Written by Mike and Anabel McPhee, a Catlins couple, the book was an effort to shine a light on aspects of the war experience which they felt were often not well covered.

They documented the lives of about 400 soldiers from the Catlins area, detailing their upbringing, army service, war experiences and life when they returned home.

“We really wanted to tell the story of what happened to these men after the war, the ones who came back,” Mr McPhee said.

“Those who were shell-shocked or gassed or wounded had a hell of a time. It’s not always as obvious.”

He said many men had kept their wartime experiences close to their chests, telling only their closest family members.

“A lot of them likely had survivor’s guilt .. many of these stories have never seen the light of day.”

The research involved not only going over military records and journals, but visiting the homes of the descendants of the men who went overseas to fight.

“That was fascinating, far more than the actual writing of the book, just sitting with these people and hearing the back-stories of the men they knew, or had the stories passed down to them.”

The mammoth effort to complete the book took about five years, which Mr McPhee noted was longer than the war itself.

During their research, Mr McPhee also encountered an interesting story which struck closer to home, about a man he knew during childhood.

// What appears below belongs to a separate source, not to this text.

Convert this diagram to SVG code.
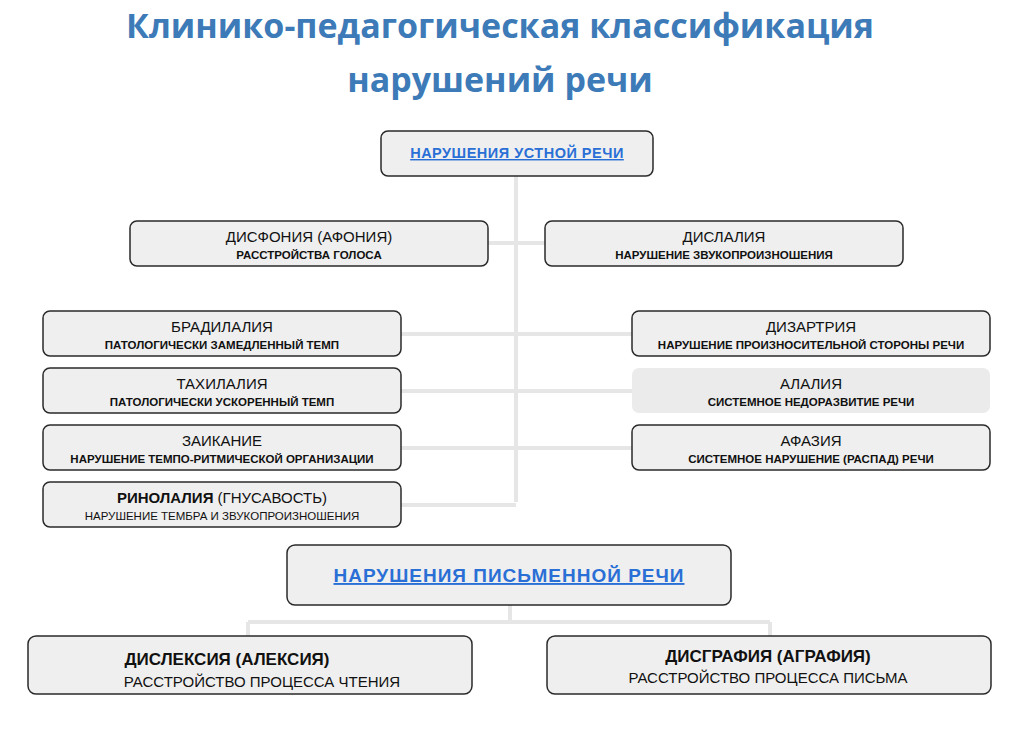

“Bill Friend was our neighbour on Ryley St. He was an elderly man then and used to keep an eye on all us Ryley St kids. A lovely man.”

Mr Friend would often visit Mike McPhee’s parents.

What he did not know is that Mr Friend was actually Sergeant William Friend, who had been wounded during the war, and was the recipient of the Distinguished Conduct Medal, one step down from the Victoria Cross as a medal for gallantry.

He received the award when what was intended to be a reconnaissance mission resulted in his shooting an enemy German soldier and taking about 80 prisoners single-handed.

Mr McPhee said it was hard to imagine his elderly neighbour as the young soldier who took part in such daring exploits.

The book launch will take place at 4pm on Saturday at the Owaka Museum.